One of the great gifts of Advent is to allow us to have glimpses of this tapestry that God has made and is making, to see it from the front side and to see that all of it revolves around God’s son, Jesus. What a wonderful full and bright tapestry it is with every color uniting in beauty with Jesus at the middle. And together those around Jesus are using one voice to glorify God. We look at this with awe and amazement. And probably as we look we also have some humility. What God has created shows his determination to save human beings.
There have been so many people throughout history who are a part of this creation. Such a great cloud of witnesses have glimpsed this weaving and are a part of it.
Where might we be in this weaving? Are we merely observers of the beauty? No, we, currently living human beings are in this tapestry also. Perhaps we might be just a small speck, a few pieces of yarn, with a tiny space to fit into it. Or perhaps we fill more of the space. While this in itself may seem overwhelming, the point is we are a part of God’s work. We are there as a beloved part of his creation. Not only does God desire us to be in his work, God needs us; he uses us to help Him bring everyone into this glorious tapestry. We hope, as St. Paul uses the word, we trust, in God’s love as we share that love with others. We trust God to make it right.

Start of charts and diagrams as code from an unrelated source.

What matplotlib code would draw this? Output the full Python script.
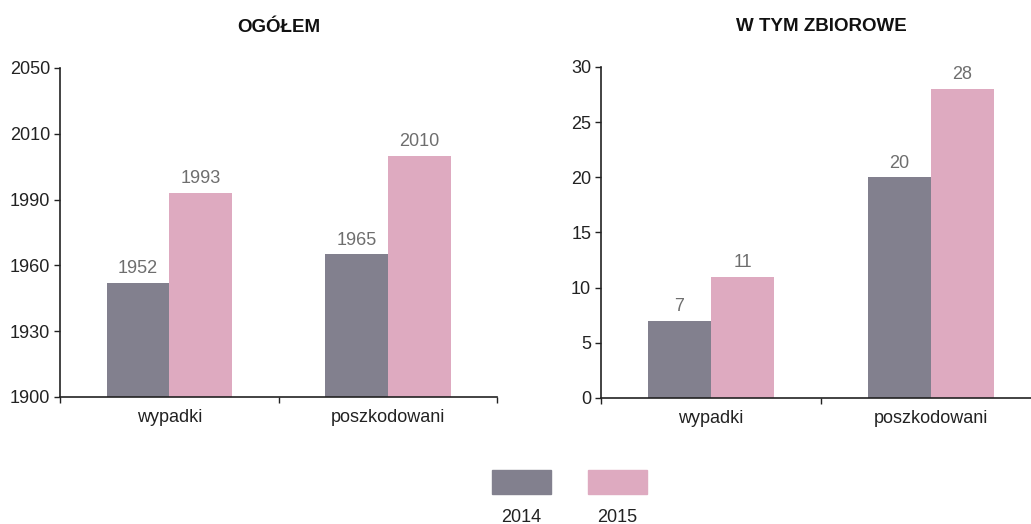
import matplotlib
matplotlib.use("Agg")
import matplotlib.pyplot as plt
from matplotlib.patches import Rectangle
import numpy as np

plt.rcParams["font.family"] = ["Liberation Sans", "DejaVu Sans"]

categories = ["wypadki", "poszkodowani"]
years = ["2014", "2015"]

total_2014 = [1952, 1965]
total_2015 = [1993, 2010]
total_ticks = [1900, 1930, 1960, 1990, 2020, 2050]
total_ticklabels = ["1900", "1930", "1960", "1990", "2010", "2050"]

group_2014 = [7, 20]
group_2015 = [11, 28]
group_ticks = [0, 5, 10, 15, 20, 25, 30]

C2014 = "#82808e"
C2015 = "#deaac0"
LABEL_GRAY = "#6e6e6e"
AXIS = "#222222"

fig = plt.figure(figsize=(10.31, 5.24), dpi=100)
ax1 = fig.add_axes([0.0582, 0.2424, 0.4239, 0.628])
ax2 = fig.add_axes([0.5829, 0.2405, 0.4268, 0.6317])


def draw_panel(ax, v14, v15, ylim, yticks, yticklabels, title):
    x = np.arange(len(categories))
    w = 0.287
    b1 = ax.bar(x - w / 2, [v - ylim[0] for v in v14], w, bottom=ylim[0], color=C2014)
    b2 = ax.bar(x + w / 2, [v - ylim[0] for v in v15], w, bottom=ylim[0], color=C2015)
    for bars, vals in ((b1, v14), (b2, v15)):
        for bar, v in zip(bars, vals):
            ax.annotate(str(v), (bar.get_x() + bar.get_width() / 2, v),
                        xytext=(0, 4), textcoords="offset points",
                        ha="center", va="bottom", fontsize=13, color=LABEL_GRAY)
    ax.set_xlim(-0.5, 1.5)
    ax.set_ylim(*ylim)
    ax.set_yticks(yticks)
    ax.set_yticklabels(yticklabels, fontsize=13, color=AXIS)
    ax.set_xticks([-0.5, 0.5, 1.5])
    ax.set_xticklabels([])
    ax.set_xticks(x, minor=True)
    ax.set_xticklabels(categories, minor=True, fontsize=13, color=AXIS)
    ax.tick_params(axis="x", which="minor", length=0, pad=9)
    ax.tick_params(axis="x", which="major", length=4, width=1, color=AXIS)
    ax.tick_params(axis="y", length=4, width=1, color=AXIS, pad=3)
    for side in ("top", "right"):
        ax.spines[side].set_visible(False)
    for side in ("left", "bottom"):
        ax.spines[side].set_color(AXIS)
        ax.spines[side].set_linewidth(1.2)
    ax.set_title(title, fontsize=13.5, fontweight="bold", pad=26, color="#111111")


draw_panel(ax1, total_2014, total_2015, (1900, 2050), total_ticks, total_ticklabels, "OGÓŁEM")
draw_panel(ax2, group_2014, group_2015, (0, 30), group_ticks,
           [str(t) for t in group_ticks], "W TYM ZBIOROWE")

# legend: swatches with the year below each
for i, (yr, col) in enumerate(zip(years, [C2014, C2015])):
    x0 = 492 + i * 96
    fig.patches.append(Rectangle((x0 / 1031, 1 - 494 / 524), 59 / 1031, 24 / 524,
                                 transform=fig.transFigure, color=col))
    fig.text((x0 + 29.5) / 1031, 1 - 517 / 524, yr, ha="center", va="center",
             fontsize=13, color=AXIS)

fig.savefig("out.png", dpi=100)
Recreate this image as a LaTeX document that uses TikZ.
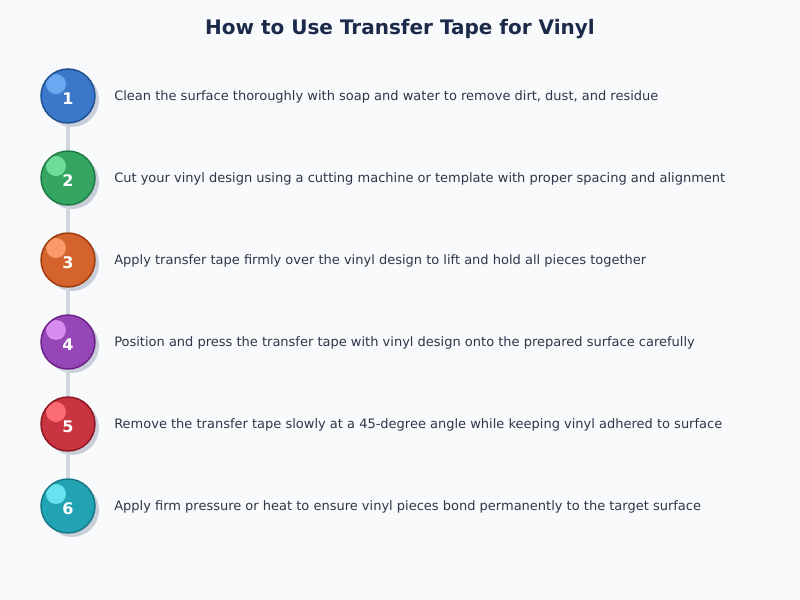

Let me quote again from Jane Williams, still using the metaphor of God as weaver, “God does not drop threads, even if we, who are supposed to be helping him, keep pulling the pattern into the wrong shape. God still works our blunders into the pattern and even uses them to point up the figure of Jesus in the middle.”
What a magnificent set of lessons today! Their powerful images have inspired artists throughout time and they remind us of certain truths. God is faithful to us throughout history. God is persistent in finding us and loving us and forgiving us and redeeming us. In this magnificent season we have the chance to see the big picture, God’s big picture, as we prepare for the celebration of the birth of his son, Jesus, and prepare for that same Jesus’ triumphant coming again.
Thanks be to God for his glorious Gospel and for this wonderful, holy season of hope. Amen.